The overarching goal of the Bill is to protect more of the spaces and features which are important to people and nature, without hindering the development of much-needed housing and local infrastructure. This Bill does that by:  

  • Introducing ‘Sites Locally Important for Ecology’, which communities can designate to protect important local nature areas.
  • Prioritising treatment and management of trees over cutting down. Where trees do have to be cut down, there will be a duty to replant, and an additional duty on public bodies to provide an arborist’s report. 
  • Changing the tree preservation order process. Stakeholders suggest that one of the primary reasons for the poor uptake in the current tree preservation orders process is that the order itself represents an ‘all-or-nothing’ decision; once it has been granted, it is very difficult to remove, which leads to more caution in granting them. People will be allowed to appeal decisions where there has been a refusal to allow for works involving the tree.  

Regarding the new protections for urban trees, Deputy Matthews added:“There are only 164 TPOs in force in Ireland relating to areas or individual trees.

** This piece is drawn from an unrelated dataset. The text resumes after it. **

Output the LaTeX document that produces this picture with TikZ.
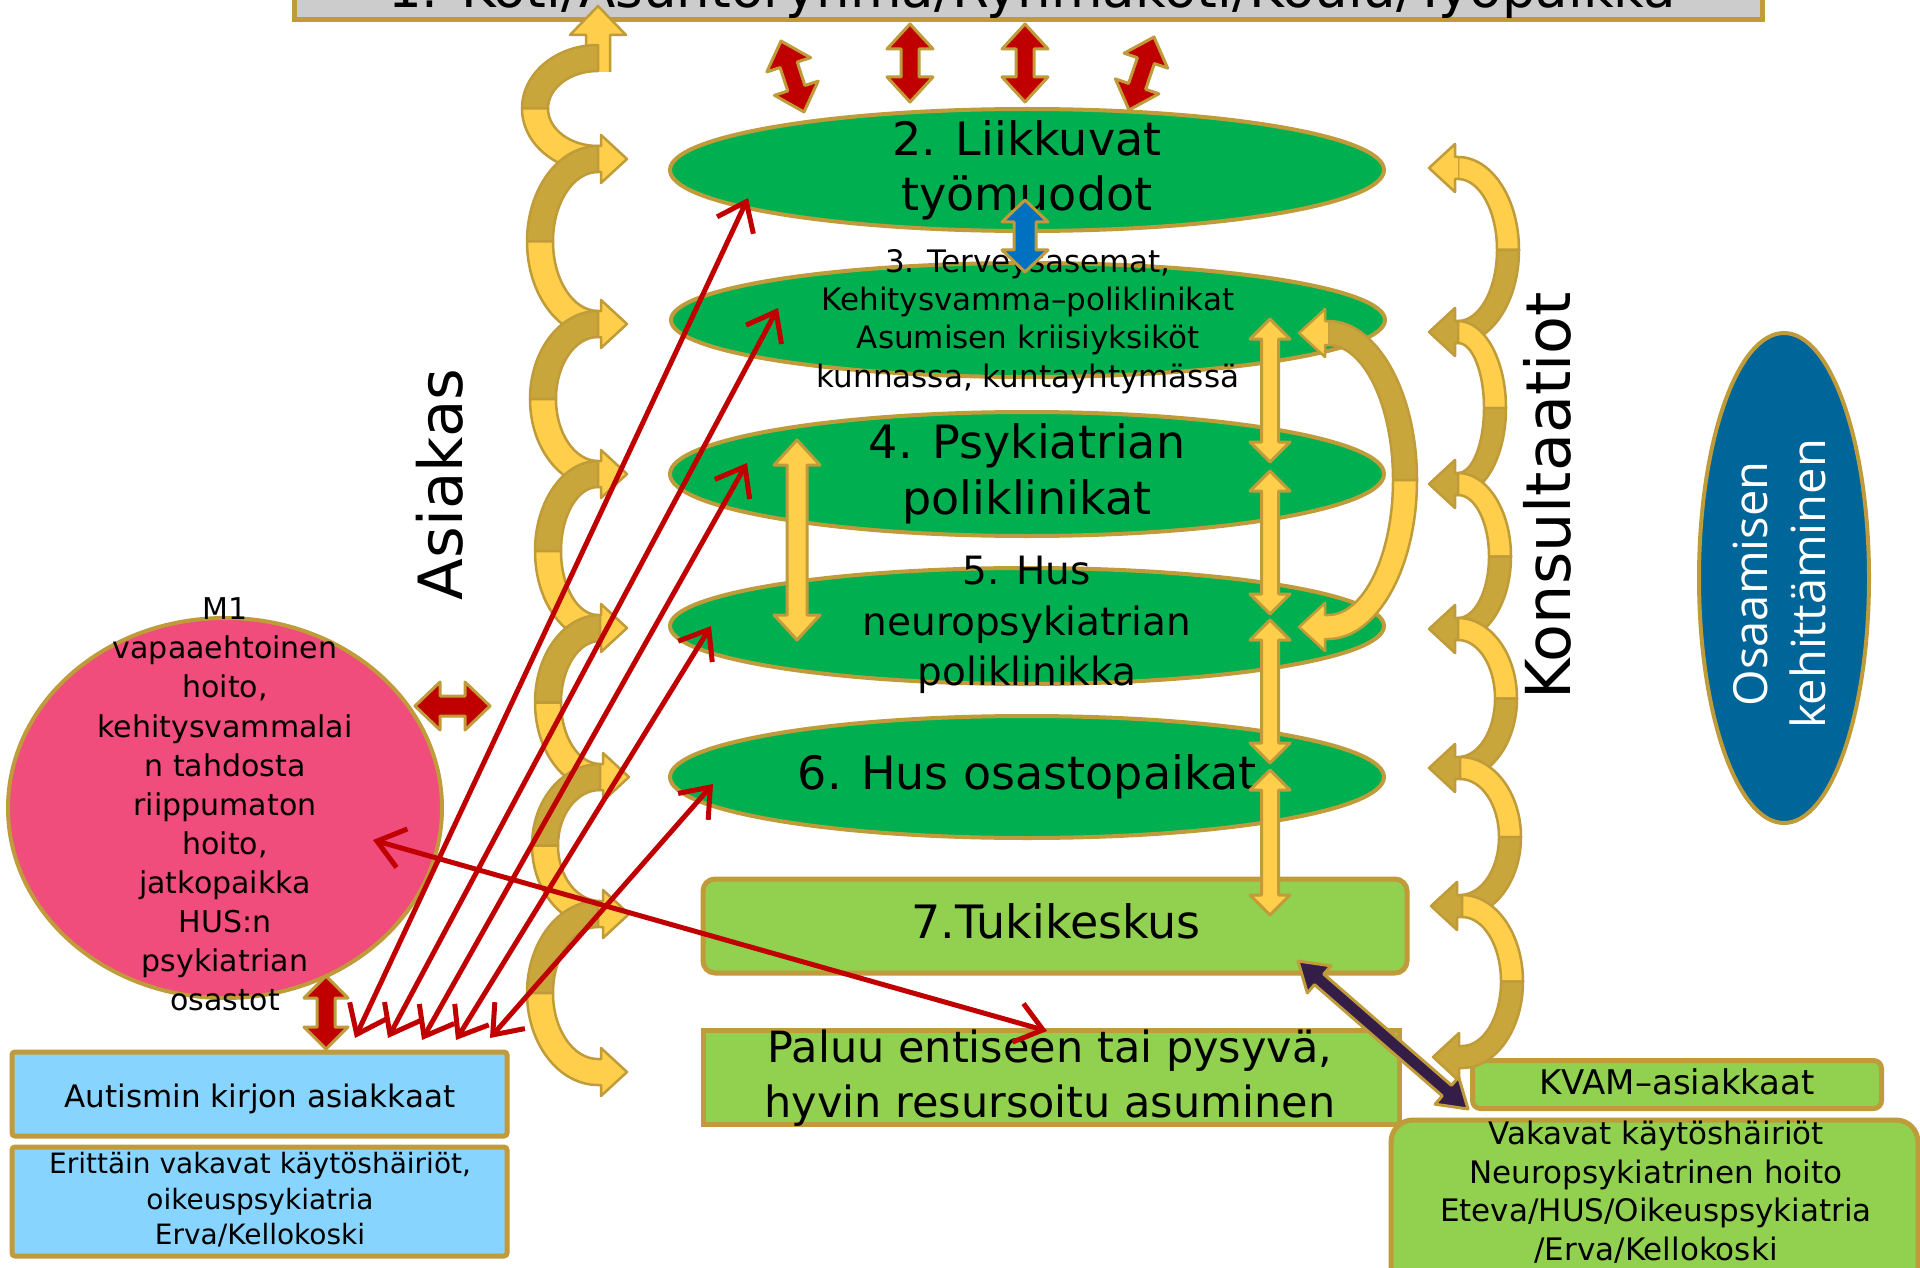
\documentclass[tikz,border=0pt]{standalone}
\usepackage{fontspec}
\usetikzlibrary{shapes.geometric,calc,arrows.meta}
\newfontfamily\vf{DejaVu Sans}
\newfontfamily\of{Open Sans}
\definecolor{grn}{RGB}{0,176,80}
\definecolor{lgrn}{RGB}{146,208,80}
\definecolor{gold}{RGB}{192,155,57}
\definecolor{dband}{RGB}{201,166,60}
\definecolor{lyel}{RGB}{255,207,75}
\definecolor{dred}{RGB}{192,0,0}
\definecolor{blu}{RGB}{0,112,192}
\definecolor{navy}{RGB}{0,102,153}
\definecolor{pnk}{RGB}{240,76,124}
\definecolor{lblu}{RGB}{135,212,255}
\definecolor{gry}{RGB}{204,204,204}
\definecolor{purp}{RGB}{52,30,72}
\newcommand\fsz[2]{\fontsize{#1}{#2}\selectfont}
% block double arrow: #1 style, #2 from, #3 to, #4 half shaft, #5 half head, #6 head length
\newcommand\dbl[6]{%
 \coordinate (da) at ($(#2)!#6!(#3)$);
 \coordinate (db) at ($(#3)!#6!(#2)$);
 \filldraw[#1] (#2) -- ($(da)!#5!90:(#3)$) -- ($(da)!#4!90:(#3)$)
  -- ($(db)!#4!-90:(#2)$) -- ($(db)!#5!-90:(#2)$) -- (#3)
  -- ($(db)!#5!90:(#2)$) -- ($(db)!#4!90:(#2)$)
  -- ($(da)!#4!-90:(#3)$) -- ($(da)!#5!-90:(#3)$) -- cycle;}
% band half width
\newcommand\bw{13}
% curved arrow: #1 xc, #2 y top, #3 y bottom, #4 a, #5 upper colour, #6 lower colour, #7 mirror
\newcommand\carrow[7]{%
 \pgfmathsetmacro\cym{(#2+#3)/2}%
 \pgfmathsetmacro\cbo{(#3-#2)/2+\bw}%
 \pgfmathsetmacro\cbi{(#3-#2)/2-\bw}%
 \pgfmathsetmacro\cao{#4+\bw}%
 \pgfmathsetmacro\cai{#4-\bw}%
 \begin{scope}[shift={(#1,0)},xscale=#7]
  \filldraw[band,fill=#5] (0,#2-\bw) arc[start angle=270,end angle=180,x radius=\cao,y radius=\cbo]
   -- (-\cai,\cym) arc[start angle=180,end angle=270,x radius=\cai,y radius=\cbi] -- cycle;
  \filldraw[band,fill=#6] (-\cao,\cym) arc[start angle=180,end angle=90,x radius=\cao,y radius=\cbo]
   -- (3,#3+\bw) -- (3,#3+24) -- (29,#3) -- (3,#3-24) -- (3,#3-\bw) -- (0,#3-\bw)
   arc[start angle=90,end angle=180,x radius=\cai,y radius=\cbi] -- cycle;
 \end{scope}}
% extra head at the top end: #1 xc, #2 y, #3 mirror, #4 colour
\newcommand\tophead[4]{%
 \begin{scope}[shift={(#1,0)},xscale=#3]
  \filldraw[band,fill=#4] (0,#2-\bw) -- (3,#2-\bw) -- (3,#2-24) -- (29,#2) -- (3,#2+24) -- (3,#2+\bw) -- (0,#2+\bw);
 \end{scope}}
\begin{document}
\begin{tikzpicture}[x=1pt,y=-1pt,
  gell/.style={ellipse, fill=grn, draw=gold, line width=4pt, minimum width=714pt, inner sep=0pt},
  gbox/.style={rectangle, fill=lgrn, draw=gold, line width=5pt, inner sep=0pt},
  bbox/.style={rectangle, rounded corners=3pt, fill=lblu, draw=gold, line width=5pt, inner sep=0pt, minimum width=495pt},
  txt/.style={inner sep=0pt, align=center},
  band/.style={draw=gold, line width=2.5pt, line join=round},
  redblk/.style={fill=dred, draw=gold, line width=3pt, line join=round},
  yelblk/.style={fill=lyel, draw=gold, line width=3pt, line join=round},
  blublk/.style={fill=blu, draw=gold, line width=3pt, line join=round},
  purblk/.style={fill=purp, draw=gold, line width=3pt, line join=round},
  redln/.style={draw=dred, line width=5pt, {Straight Barb[length=26pt,width=40pt]}-{Straight Barb[length=26pt,width=40pt]}}]
\useasboundingbox (0,0) rectangle (1920,1268);
\clip (0,0) rectangle (1920,1268);
\fill[white] (0,0) rectangle (1920,1268);

% ---- boxes and ellipses
\node[rectangle, fill=gry, draw=gold, line width=5pt, minimum width=1468pt, minimum height=100pt] (b1) at (1028,-30) {};
\node[txt, font=\vf\fsz{53}{60}, anchor=base] (t1) at (1032,8) {1. Koti/Asuntoryhmä/Ryhmäkoti/Koulu/Työpaikka};

\node[gell, minimum height=122pt] (e2) at (1027,170) {};
\node[gell, minimum height=114pt] (e3) at (1028,320) {};
\node[gell, minimum height=124pt] (e4) at (1027,474) {};
\node[gell, minimum height=116pt] (e5) at (1027,626) {};
\node[gell, minimum height=122pt] (e6) at (1027,777) {};

\node[gbox, rounded corners=12pt, minimum width=704pt, minimum height=94pt] (b7) at (1055,926) {};
\node[gbox, minimum width=696pt, minimum height=94pt] (bp) at (1051,1077) {};
\node[gbox, rounded corners=8pt, minimum width=409pt, minimum height=48pt] (bk) at (1677,1084.5) {};
\node[gbox, rounded corners=22pt, minimum width=527pt, minimum height=180pt] (bv) at (1654.5,1210) {};
\node[bbox, minimum height=84pt] (ba) at (259.5,1094) {};
\node[bbox, minimum height=109pt] (be) at (259.5,1201.5) {};
\node[ellipse, fill=pnk, draw=gold, line width=4pt, minimum width=434pt, minimum height=380pt, inner sep=0pt] (m1) at (225,808) {};
\node[ellipse, fill=navy, draw=gold, line width=4pt, minimum width=170pt, minimum height=490pt, inner sep=0pt] (os) at (1784,578) {};

% ---- texts
\node[txt, font=\vf\fsz{46}{55}] (t2) at (1027,170.5) {2. Liikkuvat\\työmuodot};
\node[txt, font=\vf\fsz{31}{38.3}] (t3) at (1028,321.5) {3. Terveysasemat,\\Kehitysvamma–poliklinikat\\Asumisen kriisiyksiköt\\kunnassa, kuntayhtymässä};
\node[txt, font=\vf\fsz{46}{56}] (t4) at (1027,474) {4. Psykiatrian\\poliklinikat};
\node[txt, font=\vf\fsz{39}{50.5}] (t5) at (1027,625) {5. Hus\\neuropsykiatrian\\poliklinikka};
\node[txt, font=\vf\fsz{46}{55}] (t6) at (1027,776.5) {6. Hus osastopaikat};
\node[txt, font=\vf\fsz{46}{55}] (t7) at (1056,921.5) {7.Tukikeskus};
\node[txt, font=\vf\fsz{43}{55}] (tp) at (1050,1078) {Paluu entiseen tai pysyvä,\\hyvin resursoitu asuminen};
\node[txt, font=\vf\fsz{34}{40}] (tk) at (1677,1082) {KVAM–asiakkaat};
\node[txt, font=\vf\fsz{31}{38.5}] (tv) at (1656,1192) {Vakavat käytöshäiriöt\\Neuropsykiatrinen hoito\\Eteva/HUS/Oikeuspsykiatria\\/Erva/Kellokoski};
\node[txt, font=\vf\fsz{30}{39.1}] (tm) at (225,804.5) {M1\\vapaaehtoinen\\hoito,\\kehitysvammalai\\n tahdosta\\riippumaton\\hoito,\\jatkopaikka\\HUS:n\\psykiatrian\\osastot};
\node[txt, font=\vf\fsz{31}{38}] (ta) at (260,1099) {Autismin kirjon asiakkaat};
\node[txt, font=\vf\fsz{28}{35.6}] (te) at (260,1200) {Erittäin vakavat käytöshäiriöt,\\oikeuspsykiatria\\Erva/Kellokoski};
\node[txt, font=\vf\fsz{61}{70}, rotate=90] (tas) at (440,484.5) {Asiakas};
\node[txt, font=\vf\fsz{62}{70}, rotate=90] (tko) at (1547.5,496) {Konsultaatiot};
\node[txt, font=\of\fsz{47}{58}, text=white, rotate=90] (tos) at (1779.5,584) {Osaamisen\\kehittäminen};

% ---- curved arrows, left column
\filldraw[band, fill=lyel] (586,72) -- (586,35) -- (570,35) -- (598,6) -- (626,35) -- (610,35) -- (610,72);
\carrow{598}{58}{159}{63}{dband}{lyel}{1}
\carrow{598}{159}{324}{58}{dband}{lyel}{1}
\carrow{598}{324}{474}{55}{dband}{lyel}{1}
\carrow{598}{474}{628}{50}{dband}{lyel}{1}
\carrow{600}{628}{777}{52}{dband}{lyel}{1}
\carrow{600}{777}{914}{55}{dband}{lyel}{1}
\carrow{598}{914}{1072}{58}{dband}{lyel}{1}

% ---- curved arrows, right column (narrower band)
\renewcommand\bw{11}
\carrow{1458}{168}{332}{50}{lyel}{dband}{-1}
\tophead{1458}{168}{-1}{lyel}
\carrow{1458}{332}{484}{37}{lyel}{dband}{-1}
\carrow{1458}{484}{629}{42}{lyel}{dband}{-1}
\carrow{1458}{629}{768}{48}{lyel}{dband}{-1}
\carrow{1460}{768}{906}{50}{lyel}{dband}{-1}
\carrow{1462}{906}{1057}{50}{lyel}{dband}{-1}
% big curve between 3 and 5
\renewcommand\bw{12}
\carrow{1328}{333}{627}{77}{dband}{lyel}{-1}
\tophead{1328}{333}{-1}{lyel}

% ---- block arrows
\coordinate (a1s) at (781,41);   \coordinate (a1e) at (804,112);
\coordinate (a2s) at (910,24);   \coordinate (a2e) at (910,102);
\coordinate (a3s) at (1025,24);  \coordinate (a3e) at (1025,102);
\coordinate (a4s) at (1154,37);  \coordinate (a4e) at (1129,110);
\coordinate (bls) at (1025,200); \coordinate (ble) at (1025,272);
\coordinate (y0s) at (797,440);  \coordinate (y0e) at (797,640);
\coordinate (y1s) at (1270,319); \coordinate (y1e) at (1270,462);
\coordinate (y2s) at (1270,471); \coordinate (y2e) at (1270,614);
\coordinate (y3s) at (1270,620); \coordinate (y3e) at (1270,763);
\coordinate (y4s) at (1270,770); \coordinate (y4e) at (1270,915);
\coordinate (rhs) at (415,706);  \coordinate (rhe) at (490,706);
\coordinate (rvs) at (326,976);  \coordinate (rve) at (326,1049);
\coordinate (pu1) at (1298,961); \coordinate (pu2) at (1468,1109);
\dbl{redblk}{a1s}{a1e}{9pt}{23pt}{25pt}
\dbl{redblk}{a2s}{a2e}{9pt}{23pt}{25pt}
\dbl{redblk}{a3s}{a3e}{9pt}{23pt}{25pt}
\dbl{redblk}{a4s}{a4e}{9pt}{23pt}{25pt}
\dbl{blublk}{bls}{ble}{11pt}{23pt}{22pt}
\dbl{yelblk}{y0s}{y0e}{10pt}{23pt}{25pt}
\dbl{yelblk}{y1s}{y1e}{8.5pt}{20pt}{20pt}
\dbl{yelblk}{y2s}{y2e}{8.5pt}{20pt}{20pt}
\dbl{yelblk}{y3s}{y3e}{8.5pt}{20pt}{20pt}
\dbl{yelblk}{y4s}{y4e}{8.5pt}{20pt}{20pt}
\dbl{redblk}{rhs}{rhe}{10pt}{24pt}{25pt}
\dbl{redblk}{rvs}{rve}{9pt}{22pt}{22pt}
\dbl{purblk}{pu1}{pu2}{7pt}{18pt}{28pt}

% ---- thin red arrows
\coordinate (r1a) at (355,1038); \coordinate (r1b) at (748,198);
\coordinate (r2a) at (388,1038); \coordinate (r2b) at (778,308);
\coordinate (r3a) at (422,1040); \coordinate (r3b) at (747,463);
\coordinate (r4a) at (456,1040); \coordinate (r4b) at (711,626);
\coordinate (r5a) at (490,1038); \coordinate (r5b) at (713,784);
\coordinate (r6a) at (373,840);  \coordinate (r6b) at (1047,1031);
\draw[redln] (r1a) -- (r1b);
\draw[redln] (r2a) -- (r2b);
\draw[redln] (r3a) -- (r3b);
\draw[redln] (r4a) -- (r4b);
\draw[redln] (r5a) -- (r5b);
\draw[redln] (r6a) -- (r6b);
\end{tikzpicture}
\end{document}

Over a quarter of these relate to Wicklow alone and only 16 of the 31 Local Authorities have a record of TPOs.At the same time, Local Authorities have been cutting down thousands of trees every year. This trend is in the wrong direction for what we are scientifically and legally required to do. International and EU laws mean that we are legally required to increase our green urban areas. This Bill is a step in that direction. This Bill will allow us to protect trees based on their climate, flood risk and air quality benefits, rather than the current narrow definition of ‘amenity value’.”   The Green Party has consistently argued for the protection and expansion of our natural sites and trees. Our 1987 General Election Manifesto called for “parks, arbours, canals, river-banks, wildlife habitats and other amenities be protected and expanded where possible, with special emphasis on tree planting”.